First, this from Paul Dirac 1939 (quote taken from an earlier post by Joselle Kehoe):
"There is no logical reason why the method of mathematical reasoning should make progress in the study of natural phenomena but one has found in practice that it does work and meets with reasonable success. This must be ascribed to some mathematical quality in Nature, a quality which the casual observer of Nature would not suspect, but which nevertheless plays an important role in Nature’s scheme. . . What makes the theory of relativity so acceptable to physicists in spite of its going against the principle of simplicity is its great mathematical beauty… The theory of relativity introduced mathematical beauty to an unprecedented extent into the description of Nature. . . We now see that we have to change the principle of simplicity into a principle of mathematical beauty. The research worker, in his efforts to express the fundamental laws of Nature in mathematical form, should strive mainly for mathematical beauty."

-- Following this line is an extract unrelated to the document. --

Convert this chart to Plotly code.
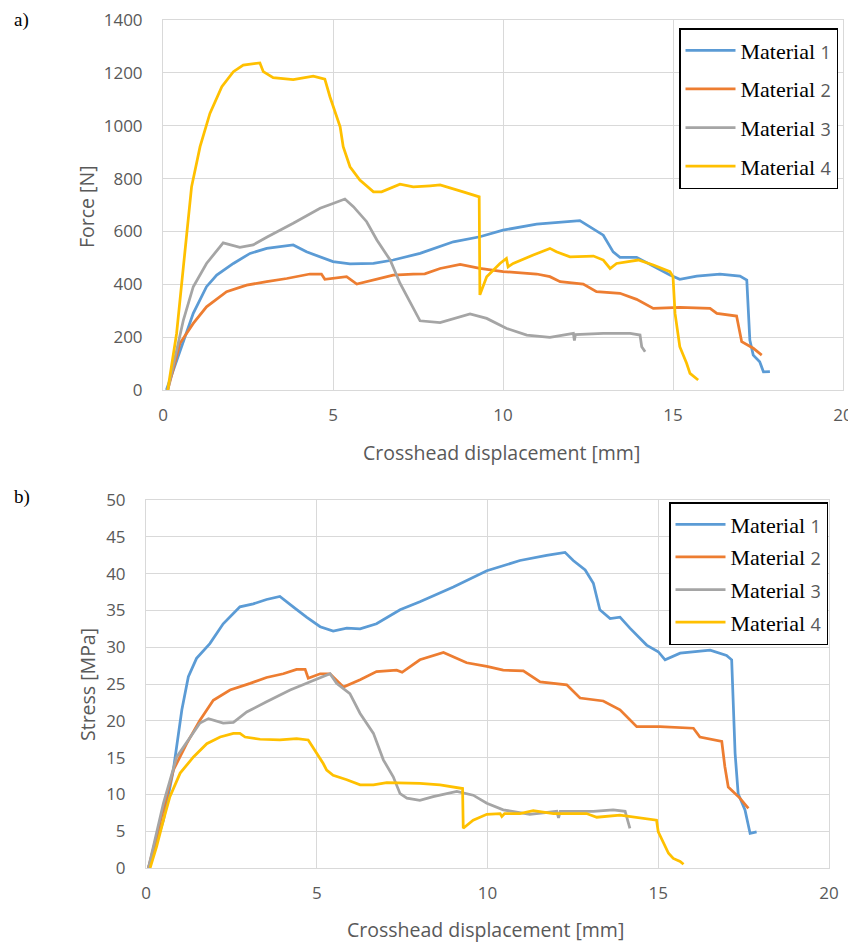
import plotly.graph_objects as go

# ---------------- data: a) Force vs crosshead displacement ----------------
f1_x = [0.1, 0.5, 0.89, 1.28, 1.58, 2.07, 2.56, 3.05, 3.83, 4.22, 4.62, 5.0, 5.5, 6.19, 6.77, 7.56, 8.54, 9.32,
        10.0, 10.99, 12.26, 12.56, 12.95, 13.24, 13.44, 13.93, 14.42, 14.91, 15.2, 15.7, 16.38, 16.97, 17.17,
        17.26, 17.36, 17.55, 17.66, 17.85]
f1_y = [0, 151, 290, 391, 435, 479, 517, 536, 549, 523, 504, 486, 477, 479, 492, 517, 561, 580,
        605, 628, 641, 618, 586, 523, 502, 502, 467, 435, 419, 431, 439, 431, 416,
        189, 132, 107, 69, 70]

f2_x = [0.14, 0.5, 0.89, 1.28, 1.87, 2.46, 3.05, 3.64, 4.32, 4.66, 4.76, 5.4, 5.7, 6.19, 6.77, 7.36, 7.7, 8.15,
        8.74, 9.32, 10.0, 10.99, 11.38, 11.68, 12.36, 12.75, 13.44, 13.93, 14.42, 15.2, 16.09, 16.29, 16.87,
        17.02, 17.36, 17.61]
f2_y = [0, 177, 252, 315, 372, 397, 410, 422, 439, 439, 419, 429, 401, 416, 435, 439, 440, 460,
        475, 460, 448, 439, 429, 410, 401, 372, 366, 343, 309, 313, 309, 290, 280,
        183, 158, 132]

f3_x = [0.14, 0.6, 0.89, 1.28, 1.77, 2.26, 2.65, 3.05, 3.83, 4.62, 5.0, 5.35, 5.6, 5.99, 6.29, 6.68, 6.97, 7.26,
        7.56, 8.15, 9.03, 9.52, 10.11, 10.7, 11.38, 12.07, 12.1, 12.13, 12.95, 13.74, 14.03, 14.08, 14.18]
f3_y = [0, 265, 391, 479, 557, 540, 549, 578, 631, 688, 706, 723, 694, 637, 568, 492, 404, 334,
        262, 255, 288, 271, 233, 208, 199, 214, 187, 210, 214, 214, 208, 164, 145]

f4_x = [0.14, 0.40, 0.60, 0.84, 1.09, 1.38, 1.73, 2.07, 2.36, 2.85, 2.95, 3.24, 3.83, 4.42, 4.76, 4.91, 5.21,
        5.30, 5.5, 5.79, 6.19, 6.43, 6.97, 7.36, 7.86, 8.15, 8.83, 9.30, 9.32, 9.52, 9.91, 10.1, 10.15, 10.3,
        10.89, 11.38, 11.57, 11.97, 12.66, 12.95, 13.15, 13.34, 13.98, 14.42, 14.91, 15.0, 15.06, 15.2, 15.4,
        15.5, 15.74]
f4_y = [0, 214, 467, 769, 921, 1047, 1148, 1205, 1230, 1238, 1205, 1182, 1175, 1188, 1177, 1110, 996,
        921, 845, 795, 750, 750, 779, 769, 773, 776, 750, 731, 360, 429, 479, 498, 466, 479,
        511, 536, 523, 504, 507, 492, 460, 479, 492, 473, 448, 429, 290, 164, 101,
        63, 38]

# ---------------- data: b) Stress vs crosshead displacement ----------------
s1_x = [0.07, 0.51, 0.8, 1.05, 1.24, 1.48, 1.87, 2.26, 2.75, 3.14, 3.53, 3.92, 4.31, 4.70, 5.10, 5.48, 5.88,
        6.27, 6.75, 7.44, 8.02, 9.0, 9.98, 10.95, 11.73, 12.27, 12.51, 12.86, 13.1, 13.29, 13.59, 13.88, 14.17,
        14.66, 15.0, 15.2, 15.64, 16.52, 17.0, 17.15, 17.25, 17.34, 17.54, 17.69, 17.88]
s1_y = [0, 6.5, 13.3, 21.5, 26.0, 28.5, 30.5, 33.2, 35.5, 35.9, 36.5, 36.9, 35.5, 34.1, 32.8, 32.2, 32.6,
        32.5, 33.2, 35.1, 36.2, 38.2, 40.4, 41.8, 42.5, 42.9, 41.8, 40.5, 38.7, 35.1, 33.9, 34.1, 32.6,
        30.3, 29.4, 28.3, 29.2, 29.6, 28.9, 28.3, 15.6, 10.1, 7.9, 4.7, 4.9]

s2_x = [0.07, 0.41, 0.8, 1.19, 1.58, 1.97, 2.46, 3.05, 3.53, 4.02, 4.41, 4.66, 4.75, 5.10, 5.39, 5.78, 6.27,
        6.75, 7.34, 7.5, 8.02, 8.71, 9.0, 9.39, 9.98, 10.46, 11.05, 11.54, 12.32, 12.71, 13.39, 13.88, 14.37,
        15.05, 16.03, 16.22, 16.86, 16.95, 17.05, 17.39, 17.64]
s2_y = [0, 6.1, 13.3, 16.9, 20.1, 22.8, 24.2, 25.1, 25.9, 26.4, 27.0, 27.0, 25.8, 26.4, 26.4, 24.6, 25.6,
        26.7, 26.9, 26.6, 28.3, 29.3, 28.7, 27.9, 27.4, 26.9, 26.8, 25.3, 24.9, 23.1, 22.7, 21.5, 19.2,
        19.2, 19.0, 17.8, 17.2, 13.8, 11.0, 9.5, 8.1]

s3_x = [0.07, 0.51, 0.9, 1.29, 1.58, 1.83, 2.26, 2.56, 2.95, 3.53, 4.22, 4.90, 5.39, 5.58, 5.97, 6.27, 6.66,
        6.95, 7.24, 7.44, 7.64, 8.02, 8.41, 9.10, 9.58, 9.98, 10.46, 11.24, 12.03, 12.08, 12.13, 13.1, 13.68,
        14.03, 14.12, 14.17]
s3_y = [0, 8.8, 15.1, 17.8, 19.7, 20.3, 19.7, 19.8, 21.2, 22.6, 24.2, 25.5, 26.4, 25.1, 23.7, 21.0, 18.3,
        14.7, 12.4, 10.1, 9.5, 9.2, 9.7, 10.4, 9.9, 8.8, 7.9, 7.3, 7.7, 6.8, 7.7, 7.7, 7.9,
        7.7, 6.1, 5.4]

s4_x = [0.12, 0.31, 0.51, 0.70, 1.0, 1.39, 1.78, 2.17, 2.56, 2.75, 2.9, 3.34, 3.92, 4.41, 4.75, 4.95, 5.19,
        5.29, 5.48, 5.88, 6.27, 6.66, 7.05, 8.02, 8.61, 9.27, 9.29, 9.58, 9.98, 10.37, 10.42, 10.5, 10.95,
        11.34, 11.93, 12.9, 13.2, 13.88, 14.17, 14.95, 15.0, 15.15, 15.3, 15.44, 15.64, 15.74]
s4_y = [0, 2.9, 6.5, 9.7, 12.9, 15.1, 16.9, 17.8, 18.3, 18.3, 17.8, 17.5, 17.4, 17.6, 17.4, 16.0, 14.2,
        13.3, 12.6, 12.0, 11.3, 11.3, 11.6, 11.5, 11.3, 10.8, 5.4, 6.5, 7.3, 7.4, 7.0, 7.4, 7.4,
        7.8, 7.4, 7.4, 6.9, 7.2, 7.0, 6.5, 4.9, 3.4, 2.0, 1.3, 0.9, 0.5]

series_names = ["Material 1", "Material 2", "Material 3", "Material 4"]
colors = ["#5B9BD5", "#ED7D31", "#A5A5A5", "#FFC000"]
x_ticks = [0, 5, 10, 15, 20]
force_ticks = [0, 200, 400, 600, 800, 1000, 1200, 1400]
stress_ticks = [0, 5, 10, 15, 20, 25, 30, 35, 40, 45, 50]

# page body has an 8px margin: figure is sized to fit the window exactly
OFF = 8
W, H = 856 - OFF, 943 - OFF


def fx(px):
    return (px - OFF) / W


def fy(py):
    return 1 - (py - OFF) / H


def legend_label(name):
    word, num = name.split(" ")
    return f"{word} <span style='font-family:Open Sans;font-size:18px;color:#595959'>{num}</span>"


fig = go.Figure()
top = [(f1_x, f1_y), (f2_x, f2_y), (f3_x, f3_y), (f4_x, f4_y)]
bot = [(s1_x, s1_y), (s2_x, s2_y), (s3_x, s3_y), (s4_x, s4_y)]
for i, (xs, ys) in enumerate(top):
    fig.add_trace(go.Scatter(x=xs, y=ys, mode="lines", name=legend_label(series_names[i]),
                             line=dict(color=colors[i], width=2.75), xaxis="x", yaxis="y",
                             legend="legend", legendgroup=f"a{i}", cliponaxis=True))
for i, (xs, ys) in enumerate(bot):
    fig.add_trace(go.Scatter(x=xs, y=ys, mode="lines", name=legend_label(series_names[i]),
                             line=dict(color=colors[i], width=2.75), xaxis="x2", yaxis="y2",
                             legend="legend2", legendgroup=f"b{i}", cliponaxis=True))

tickfont = dict(family="Open Sans", size=17, color="#595959")
grid = "#D9D9D9"
common_x = dict(range=[0, 20], tickvals=x_ticks, showgrid=True, gridcolor=grid, gridwidth=1,
                zeroline=False, showline=True, linecolor=grid, linewidth=1, mirror=True,
                tickfont=tickfont, ticks="", ticklabelstandoff=10, fixedrange=True, automargin=False)
common_y = dict(showgrid=True, gridcolor=grid, gridwidth=1, zeroline=False, showline=True,
                linecolor=grid, linewidth=1, mirror=True, tickfont=tickfont, ticks="",
                ticklabelstandoff=16, fixedrange=True, automargin=False, tickmode="array")

legend_common = dict(bgcolor="white", bordercolor="black", borderwidth=1.5,
                     font=dict(family="Liberation Serif", size=22, color="black"),
                     xanchor="left", yanchor="top", traceorder="grouped", itemwidth=50)

fig.update_layout(
    width=W, height=H,
    margin=dict(l=0, r=0, t=0, b=0, autoexpand=False),
    paper_bgcolor="white", plot_bgcolor="white",
    xaxis=dict(domain=[fx(163), fx(843)], anchor="y", **common_x),
    yaxis=dict(domain=[fy(390), fy(20)], anchor="x", range=[0, 1400.5], tickvals=force_ticks, **common_y),
    xaxis2=dict(domain=[fx(146), fx(829)], anchor="y2", **common_x),
    yaxis2=dict(domain=[fy(868), fy(500)], anchor="x2", range=[0, 50.02], tickvals=stress_ticks, **common_y),
    legend=dict(x=fx(679), y=fy(28), tracegroupgap=7, **legend_common),
    legend2=dict(x=fx(669), y=fy(502), tracegroupgap=1, **legend_common),
    showlegend=True,
)

axis_title_font = dict(family="Open Sans", size=19.5, color="#595959")
label_font = dict(family="Liberation Serif", size=19, color="black")
fig.add_annotation(text="a)", x=fx(12), y=fy(20), xref="paper", yref="paper", showarrow=False,
                   xanchor="left", yanchor="middle", font=label_font)
fig.add_annotation(text="b)", x=fx(12), y=fy(497), xref="paper", yref="paper", showarrow=False,
                   xanchor="left", yanchor="middle", font=label_font)
fig.add_annotation(text="Force [N]", x=fx(86), y=fy(207), xref="paper", yref="paper", showarrow=False,
                   xanchor="center", yanchor="middle", textangle=-90, font=axis_title_font)
fig.add_annotation(text="Stress [MPa]", x=fx(87), y=fy(685), xref="paper", yref="paper", showarrow=False,
                   xanchor="center", yanchor="middle", textangle=-90, font=axis_title_font)
fig.add_annotation(text="Crosshead displacement [mm]", x=fx(502), y=fy(452), xref="paper", yref="paper",
                   xanchor="center", yanchor="middle", showarrow=False, font=axis_title_font)
fig.add_annotation(text="Crosshead displacement [mm]", x=fx(486), y=fy(929), xref="paper", yref="paper",
                   xanchor="center", yanchor="middle", showarrow=False, font=axis_title_font)

fig.write_html("out.html")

…and then from Joselle herself, in another post:
"If mathematics is, as I tend to see it, the mind itself building structure with the elements of thought, then mathematics’ development is like the development of another sense. It is, after all, the structure we give to any sensory data that creates a meaningful thing perceived. And so it is with mathematics. Mathematics, like story and name, brings meaning, not mechanics, to our experience. It increasingly links what we see to what we think we know, as we try to reconcile our immediate experience with what’s ‘out there.’ The evolution of mathematical concepts allows us to probe deeper and deeper into the universe, as well as into our own nature."